**REQUIREMENT**
Which lines run from the first one up to and including the one with "STEP = 0.25"? Print exactly those.

**DATA SECTION**
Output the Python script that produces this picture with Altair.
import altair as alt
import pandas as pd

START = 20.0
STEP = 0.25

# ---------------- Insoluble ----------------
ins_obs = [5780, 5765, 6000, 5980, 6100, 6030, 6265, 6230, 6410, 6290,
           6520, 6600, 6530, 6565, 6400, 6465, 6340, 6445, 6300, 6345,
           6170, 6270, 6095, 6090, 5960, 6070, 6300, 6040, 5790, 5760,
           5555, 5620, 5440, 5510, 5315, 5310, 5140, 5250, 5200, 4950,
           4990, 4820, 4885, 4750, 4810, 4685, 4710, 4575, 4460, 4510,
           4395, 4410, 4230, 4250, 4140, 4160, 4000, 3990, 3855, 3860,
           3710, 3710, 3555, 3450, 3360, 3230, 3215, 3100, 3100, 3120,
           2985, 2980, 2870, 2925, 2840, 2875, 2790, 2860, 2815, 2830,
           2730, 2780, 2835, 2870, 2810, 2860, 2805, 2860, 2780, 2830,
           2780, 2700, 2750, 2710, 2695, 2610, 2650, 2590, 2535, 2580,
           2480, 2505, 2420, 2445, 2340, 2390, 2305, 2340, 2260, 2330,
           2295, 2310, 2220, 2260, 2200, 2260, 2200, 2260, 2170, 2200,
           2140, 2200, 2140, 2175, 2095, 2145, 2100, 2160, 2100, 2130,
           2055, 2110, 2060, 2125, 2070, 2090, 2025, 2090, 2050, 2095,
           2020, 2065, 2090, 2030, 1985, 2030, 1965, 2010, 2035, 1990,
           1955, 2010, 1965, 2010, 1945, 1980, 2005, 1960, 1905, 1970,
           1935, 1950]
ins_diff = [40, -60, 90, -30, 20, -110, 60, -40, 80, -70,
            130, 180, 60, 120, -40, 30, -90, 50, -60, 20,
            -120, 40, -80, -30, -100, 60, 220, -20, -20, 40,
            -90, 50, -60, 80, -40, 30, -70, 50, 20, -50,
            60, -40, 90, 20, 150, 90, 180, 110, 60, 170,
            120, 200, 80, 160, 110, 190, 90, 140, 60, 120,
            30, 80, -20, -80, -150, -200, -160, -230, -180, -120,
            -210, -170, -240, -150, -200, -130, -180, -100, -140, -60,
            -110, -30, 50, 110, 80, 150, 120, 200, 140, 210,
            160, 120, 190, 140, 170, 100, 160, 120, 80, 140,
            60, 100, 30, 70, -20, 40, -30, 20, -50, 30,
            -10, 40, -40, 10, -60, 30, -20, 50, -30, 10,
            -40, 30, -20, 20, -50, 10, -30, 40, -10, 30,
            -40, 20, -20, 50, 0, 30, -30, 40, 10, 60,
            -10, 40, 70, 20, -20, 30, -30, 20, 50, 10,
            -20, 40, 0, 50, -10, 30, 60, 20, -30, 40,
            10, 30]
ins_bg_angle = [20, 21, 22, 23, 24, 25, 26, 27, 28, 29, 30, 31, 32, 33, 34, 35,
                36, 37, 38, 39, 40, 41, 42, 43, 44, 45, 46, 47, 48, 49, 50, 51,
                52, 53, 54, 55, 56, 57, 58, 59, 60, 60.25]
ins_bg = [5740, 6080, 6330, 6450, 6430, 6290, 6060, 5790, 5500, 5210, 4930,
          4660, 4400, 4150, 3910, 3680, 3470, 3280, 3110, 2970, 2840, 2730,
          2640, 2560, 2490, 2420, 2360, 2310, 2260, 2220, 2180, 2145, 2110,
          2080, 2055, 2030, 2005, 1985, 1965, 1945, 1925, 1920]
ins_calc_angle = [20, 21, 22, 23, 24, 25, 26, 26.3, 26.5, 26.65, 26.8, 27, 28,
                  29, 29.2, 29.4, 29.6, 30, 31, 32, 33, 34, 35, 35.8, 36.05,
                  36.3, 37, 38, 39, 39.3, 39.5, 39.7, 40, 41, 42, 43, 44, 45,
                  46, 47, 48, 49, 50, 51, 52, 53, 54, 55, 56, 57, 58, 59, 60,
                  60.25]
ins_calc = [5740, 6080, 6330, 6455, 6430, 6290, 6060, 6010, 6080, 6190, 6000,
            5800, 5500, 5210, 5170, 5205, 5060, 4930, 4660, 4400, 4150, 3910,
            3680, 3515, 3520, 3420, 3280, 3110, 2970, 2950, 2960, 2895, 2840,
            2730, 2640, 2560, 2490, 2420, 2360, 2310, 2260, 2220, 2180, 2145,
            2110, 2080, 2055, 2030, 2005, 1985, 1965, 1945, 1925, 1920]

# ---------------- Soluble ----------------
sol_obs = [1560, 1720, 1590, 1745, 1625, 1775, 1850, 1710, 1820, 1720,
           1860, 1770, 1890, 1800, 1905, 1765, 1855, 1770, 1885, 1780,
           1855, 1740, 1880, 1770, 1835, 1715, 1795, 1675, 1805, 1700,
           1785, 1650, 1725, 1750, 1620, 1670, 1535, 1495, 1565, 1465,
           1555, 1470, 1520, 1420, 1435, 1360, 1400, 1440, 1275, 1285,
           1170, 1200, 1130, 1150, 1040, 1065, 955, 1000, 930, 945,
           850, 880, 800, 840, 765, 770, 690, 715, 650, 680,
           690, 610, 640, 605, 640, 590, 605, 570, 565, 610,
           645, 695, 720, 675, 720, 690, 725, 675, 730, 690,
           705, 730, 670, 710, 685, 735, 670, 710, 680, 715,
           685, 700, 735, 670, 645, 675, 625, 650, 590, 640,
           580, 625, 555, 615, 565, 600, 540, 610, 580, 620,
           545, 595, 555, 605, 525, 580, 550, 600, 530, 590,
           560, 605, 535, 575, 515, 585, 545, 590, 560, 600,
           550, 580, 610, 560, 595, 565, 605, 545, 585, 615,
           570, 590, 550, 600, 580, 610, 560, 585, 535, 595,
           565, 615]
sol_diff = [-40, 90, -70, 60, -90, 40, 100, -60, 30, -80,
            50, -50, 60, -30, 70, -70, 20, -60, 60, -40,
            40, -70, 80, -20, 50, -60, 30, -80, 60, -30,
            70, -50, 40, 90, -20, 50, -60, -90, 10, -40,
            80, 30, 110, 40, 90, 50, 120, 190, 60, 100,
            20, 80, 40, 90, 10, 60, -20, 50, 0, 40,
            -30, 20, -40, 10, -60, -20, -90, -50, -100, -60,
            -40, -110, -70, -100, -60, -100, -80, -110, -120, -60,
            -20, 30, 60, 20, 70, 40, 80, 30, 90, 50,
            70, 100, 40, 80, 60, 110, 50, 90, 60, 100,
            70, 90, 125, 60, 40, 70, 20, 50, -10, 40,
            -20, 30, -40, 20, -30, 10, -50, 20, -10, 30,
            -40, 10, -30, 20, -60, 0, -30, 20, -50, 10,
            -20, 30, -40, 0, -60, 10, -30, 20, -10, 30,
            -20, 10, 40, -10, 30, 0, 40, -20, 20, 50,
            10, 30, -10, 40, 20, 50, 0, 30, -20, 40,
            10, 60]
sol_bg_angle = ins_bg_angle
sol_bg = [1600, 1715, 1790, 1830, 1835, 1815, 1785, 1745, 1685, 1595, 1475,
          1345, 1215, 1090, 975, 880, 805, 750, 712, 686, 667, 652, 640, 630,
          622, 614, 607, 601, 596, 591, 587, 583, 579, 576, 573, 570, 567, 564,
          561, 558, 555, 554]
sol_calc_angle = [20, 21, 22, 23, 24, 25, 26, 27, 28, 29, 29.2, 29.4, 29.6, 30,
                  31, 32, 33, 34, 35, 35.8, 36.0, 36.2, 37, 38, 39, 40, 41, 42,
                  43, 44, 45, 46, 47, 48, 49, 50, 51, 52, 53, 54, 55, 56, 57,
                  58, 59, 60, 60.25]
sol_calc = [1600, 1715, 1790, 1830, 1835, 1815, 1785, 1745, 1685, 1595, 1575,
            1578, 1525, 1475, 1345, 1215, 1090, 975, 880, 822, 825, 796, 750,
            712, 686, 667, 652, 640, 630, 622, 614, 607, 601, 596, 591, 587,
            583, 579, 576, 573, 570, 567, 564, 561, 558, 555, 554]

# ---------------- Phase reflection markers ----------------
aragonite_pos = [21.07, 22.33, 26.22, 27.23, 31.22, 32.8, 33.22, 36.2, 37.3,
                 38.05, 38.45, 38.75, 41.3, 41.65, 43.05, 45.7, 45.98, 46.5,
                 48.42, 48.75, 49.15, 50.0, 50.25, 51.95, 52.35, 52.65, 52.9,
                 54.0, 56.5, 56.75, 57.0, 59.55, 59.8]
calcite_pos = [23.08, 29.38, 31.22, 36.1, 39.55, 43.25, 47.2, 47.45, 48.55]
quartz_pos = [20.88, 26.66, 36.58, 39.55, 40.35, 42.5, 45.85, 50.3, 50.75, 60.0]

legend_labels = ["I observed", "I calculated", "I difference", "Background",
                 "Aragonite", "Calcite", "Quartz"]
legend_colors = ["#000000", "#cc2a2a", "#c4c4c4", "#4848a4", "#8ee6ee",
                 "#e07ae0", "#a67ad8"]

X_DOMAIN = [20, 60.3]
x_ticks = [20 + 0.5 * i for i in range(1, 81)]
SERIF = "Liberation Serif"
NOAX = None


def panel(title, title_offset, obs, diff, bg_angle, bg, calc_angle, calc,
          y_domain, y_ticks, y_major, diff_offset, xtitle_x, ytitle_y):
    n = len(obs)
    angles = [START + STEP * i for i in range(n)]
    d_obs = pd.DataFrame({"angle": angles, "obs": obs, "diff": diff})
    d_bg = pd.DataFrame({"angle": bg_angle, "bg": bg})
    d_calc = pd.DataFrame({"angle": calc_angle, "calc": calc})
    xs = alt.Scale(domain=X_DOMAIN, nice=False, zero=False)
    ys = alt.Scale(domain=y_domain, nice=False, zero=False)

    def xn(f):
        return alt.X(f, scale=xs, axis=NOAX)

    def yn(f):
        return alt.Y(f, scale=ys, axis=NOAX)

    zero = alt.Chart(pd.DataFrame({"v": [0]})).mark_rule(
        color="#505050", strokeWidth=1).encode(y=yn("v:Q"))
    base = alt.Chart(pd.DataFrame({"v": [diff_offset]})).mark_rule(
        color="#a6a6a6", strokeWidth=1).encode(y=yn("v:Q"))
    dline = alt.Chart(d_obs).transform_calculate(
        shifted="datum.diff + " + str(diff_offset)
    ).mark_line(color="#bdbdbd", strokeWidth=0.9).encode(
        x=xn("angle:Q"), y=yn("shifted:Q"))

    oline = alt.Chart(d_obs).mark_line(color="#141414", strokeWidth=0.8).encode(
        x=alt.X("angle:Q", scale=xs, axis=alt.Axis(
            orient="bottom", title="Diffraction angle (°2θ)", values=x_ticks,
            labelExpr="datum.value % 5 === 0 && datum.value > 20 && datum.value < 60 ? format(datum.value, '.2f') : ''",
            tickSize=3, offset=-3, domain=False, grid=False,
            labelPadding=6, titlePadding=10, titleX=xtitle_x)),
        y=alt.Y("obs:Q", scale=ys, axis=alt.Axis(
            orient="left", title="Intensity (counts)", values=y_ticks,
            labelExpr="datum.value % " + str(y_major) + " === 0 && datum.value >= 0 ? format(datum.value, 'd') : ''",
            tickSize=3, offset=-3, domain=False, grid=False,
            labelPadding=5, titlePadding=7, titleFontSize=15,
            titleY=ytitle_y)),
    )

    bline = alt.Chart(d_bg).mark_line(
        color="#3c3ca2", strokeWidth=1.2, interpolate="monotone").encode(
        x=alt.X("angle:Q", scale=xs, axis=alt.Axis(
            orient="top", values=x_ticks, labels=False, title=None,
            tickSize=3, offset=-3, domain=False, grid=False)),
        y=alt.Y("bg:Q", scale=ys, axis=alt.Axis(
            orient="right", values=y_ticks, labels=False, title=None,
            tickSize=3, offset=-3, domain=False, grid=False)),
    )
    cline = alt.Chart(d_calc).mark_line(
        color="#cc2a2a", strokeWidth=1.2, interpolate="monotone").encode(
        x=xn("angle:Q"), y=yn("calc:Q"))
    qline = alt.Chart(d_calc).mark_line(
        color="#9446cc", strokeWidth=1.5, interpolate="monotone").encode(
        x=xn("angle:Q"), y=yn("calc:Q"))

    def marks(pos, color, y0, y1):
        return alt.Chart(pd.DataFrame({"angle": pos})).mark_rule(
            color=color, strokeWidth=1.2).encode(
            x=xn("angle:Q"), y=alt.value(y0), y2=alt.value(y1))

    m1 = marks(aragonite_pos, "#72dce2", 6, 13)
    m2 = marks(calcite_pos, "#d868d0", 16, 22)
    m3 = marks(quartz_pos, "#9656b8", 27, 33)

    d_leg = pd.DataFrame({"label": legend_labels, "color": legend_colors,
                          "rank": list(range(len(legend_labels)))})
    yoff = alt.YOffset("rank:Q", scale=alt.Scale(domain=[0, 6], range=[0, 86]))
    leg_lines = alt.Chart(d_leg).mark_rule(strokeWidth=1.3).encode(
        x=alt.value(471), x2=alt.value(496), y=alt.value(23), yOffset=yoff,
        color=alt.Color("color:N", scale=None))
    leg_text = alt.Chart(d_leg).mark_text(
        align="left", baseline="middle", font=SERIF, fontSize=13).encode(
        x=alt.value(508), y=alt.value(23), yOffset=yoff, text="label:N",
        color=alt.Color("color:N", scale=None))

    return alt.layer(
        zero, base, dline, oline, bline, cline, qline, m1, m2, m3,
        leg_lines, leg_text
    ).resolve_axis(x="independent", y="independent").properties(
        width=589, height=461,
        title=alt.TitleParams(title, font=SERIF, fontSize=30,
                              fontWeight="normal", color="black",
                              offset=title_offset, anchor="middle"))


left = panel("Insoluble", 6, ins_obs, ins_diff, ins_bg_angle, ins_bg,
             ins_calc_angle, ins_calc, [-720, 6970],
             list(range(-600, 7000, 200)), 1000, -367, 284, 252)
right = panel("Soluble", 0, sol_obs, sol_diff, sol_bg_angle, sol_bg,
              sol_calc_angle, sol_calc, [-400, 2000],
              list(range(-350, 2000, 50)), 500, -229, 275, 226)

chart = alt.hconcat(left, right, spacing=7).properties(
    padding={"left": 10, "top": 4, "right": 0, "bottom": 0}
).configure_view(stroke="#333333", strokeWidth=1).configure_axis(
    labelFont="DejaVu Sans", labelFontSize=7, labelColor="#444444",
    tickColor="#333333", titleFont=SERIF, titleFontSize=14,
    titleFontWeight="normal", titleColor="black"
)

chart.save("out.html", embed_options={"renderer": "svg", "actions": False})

**RESPONSE**
Output the Python script that produces this picture with Altair.
import altair as alt
import pandas as pd

START = 20.0
STEP = 0.25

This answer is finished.